At some stage in the UK Kim took the scratchplate off and carved flames into the plastic with a knife heated over a gas stove and then painted the cut outs with modellers enamel in a bright yellow and red. From this point on this guitar would be known by friends and Scientists as "the flame guitar".

Very few photos of this guitar exist today but my friend Joe Presedo, who played in the Scientists in the UK in the mid 80's managed to track down a couple of grainy live pics.

The guitar was also used, by Tony Thewlis in the Solid Gold Hell filmclip because, they thought it looked better than Tony's Strat. 

The band returned to Australia in March '87 and played a few tours before breaking up. Kim had already started a new project called Kim Salmon and the Surrealists with Brian Hooper on bass and Tony Pola on drums.

During a Surrealists tour in '88 the band had played a show at a Sydney venue and the guitar was ... lost, after the load out that night. Kim stops short of saying the guitar was stolen as he had entrusted others to pack the gear and the guitar was not loaded and subsequently never seen again .... ever.

 

The guitar has never surfaced, at least not to anyone who knows it knowledge. It's a pretty recognisable guitar with it hand made body and Coronado neck AND that hand carved, hand painted scratchplate.

So it was with all this history and nostalgia that I thought "you know what would be cool?" ....

I had decided to make some guitars again this year for my 20th anniversary but, as usually happens with me, I just can't find time amongst trying to keep this place going. I'd even come up with a plan to make them less time consuming for me than my old completely hand made by me guitars by getting necks made to my specs and getting my friend Mick Brierley to make pickups but alas, I still don't have time. I have made some prototypes and demo models for the shop, and have started 8 or 9 that will get done, but, well, I decided I was just going to make some for friends to start with.

This is made the same as my other TMI guitars with the body being hollow or chambered and made from 100% sustainable renewable plantation timber. Kim wasn't sure about this at first but came around after I explained what I was trying to do. It's 42mm thick and has a "spine" running the length inside the body. It's traced directly off an offset body (which I assume Scott did) but has a slightly angled neck pocket to accommodate the wraparound bridge.

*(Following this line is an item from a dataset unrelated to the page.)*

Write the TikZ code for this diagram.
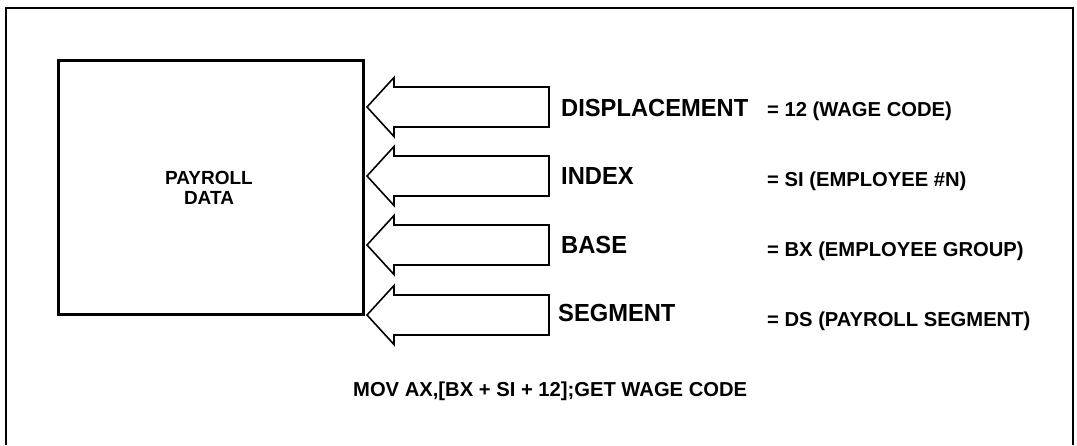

The neck is hard maple with a rosewood fretboard. I asked Kim early on if his Coronado neck was an early dot or later block inlay one and he said he wished it was block, which led me to doing him a block inlay version. I am making myself one of these at the moment (Kim kindly hand carved and painted two scratchplates) with a dot marker neck and a slightly thinner body.

The pickup is a custom made Brierley P-90 wound just a little hot from vintage spec. Kim is a big fan of P-90's and wraparound bridge tailpieces (a man after my own heart) so rather than making an exact copy of the original flame guitar, which Kim describes as "kinda ordinary and I just made it work for me" we decided to make an updated version that Kim would like better.  

 

Kim called it the EXPERI-MENTAL so Tony did a headstock logo for me to put on the Coronado headstock shape. I actually enlarged the headstock slightly as the original looked "too small" on the offset body for some reason. I cut the body to put a switch on the lower horn but decided at the last moment it looked wrong with the flames. 

So, if you come to see the Scientists play in Brisbane next Saturday (check your gig guides for shows) you will probably see Kim give this a whirl? I made it as much as a homage to the original and to the Scientists as an actual guitar for Kim to play. If it hangs on his wall and reminds him of good times, my work is done. Kims been very kind to me and Tym guitars/records and I believe in giving something back.